When they showed up at the Temple, a man named Simeon is there and is prompted by the Spirit of God that Jesus is the Messiah.  Simeon picks up the infant Jesus and confirms His identity as the Christ.  This would have merely been a CONFIRMATION to Mary and Joseph about their child.  However, as Simeon continued to talk, the Holy Spirit speaks forth an important CLARIFICATION about the content of Jesus’ life that would have shaken His earthly parents.

It is totally possible that Mary and Joseph assumed (as many in Israel did at that time) that the victory Messiah would win would be largely political.  However, just 40 days into His earthly life, Simeon informs His parents that Jesus life would experience significant conflict, and that Mary, especially, would experience sorrow in her soul regarding how Jesus would be treated.
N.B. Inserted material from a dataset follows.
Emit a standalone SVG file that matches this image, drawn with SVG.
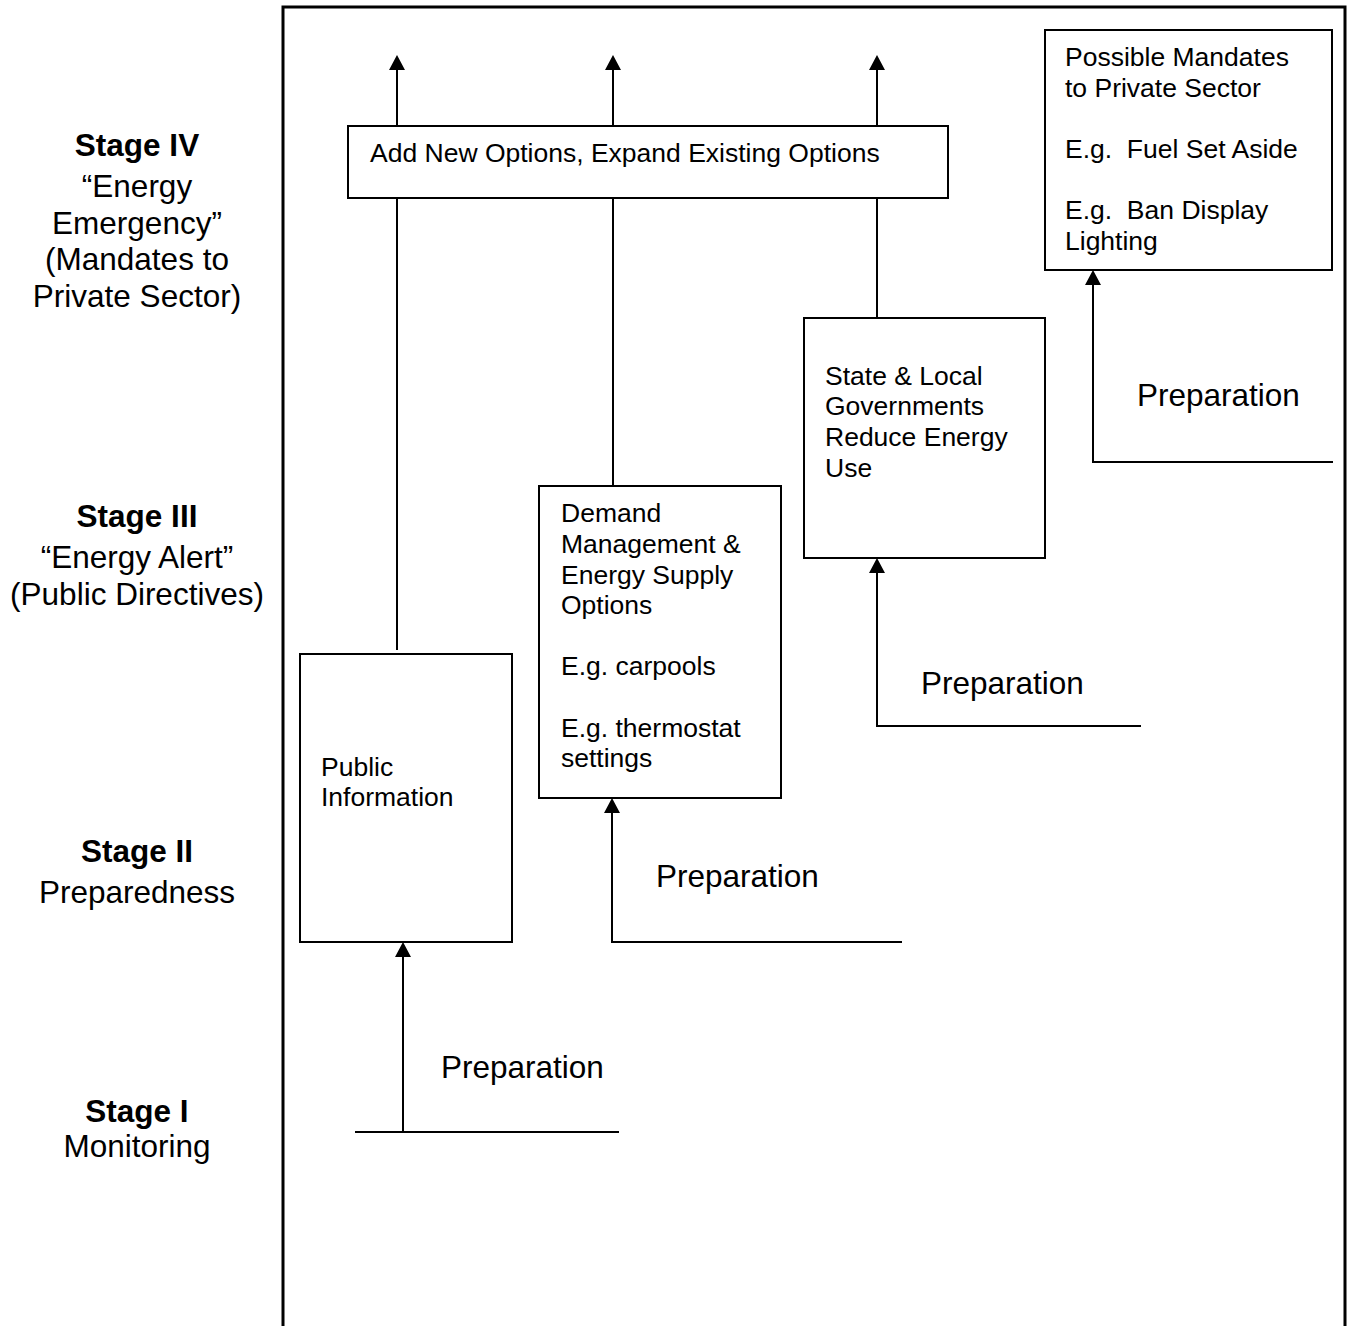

Simeon’s prophecy would have given Mary and Joseph full knowledge of the difficult future Jesus would have.  Knowing this, I wonder how they felt watching their child grow up.  They had to wait with great anticipation wondering how Jesus could experience both such a triumph AND such sorrow.

History would reveal that the Messiah’s mission would be layered.  His first coming would win an epic SPIRITUAL victory, with His death on the cross (that no doubt was soul piercing for Mary to witness) securing forgiveness and eternal life for God’s people.  Jesus also promised a second coming when the full extent of His epic PHYSICAL/POLITICAL triumph would be revealed.

As we celebrate Christmas, we are blessed by the events that brought sorrow to Mary, but spiritual life to all who embrace Christ by faith.  We cannot reflect on the life of Jesus without pondering His death on the cross and its significance to our lives — making payment for the penalty of all our sins.

At Christmas, we also can celebrate the promised future when Christ will return and complete His Messianic destiny . . . ruling the earth from David’s throne in a Kingdom that knows no end, free from sin’s destructive forces.

When Simeon saw Jesus in the Temple, He saw both the joy and the pain that Messiah would face.  When we look at the manger, do we see the same thing?


  • Have you ever thought about what it would have been like to be the parents to Jesus Christ?
  • What about the first coming of Jesus (on Christmas) encourages you?  What are you looking forward to about the future return of Jesus to the earth?

Advent Prayer

  • Ask God to help you feel the joy of adoring Jesus (not only for Advent) but for the rest of your life.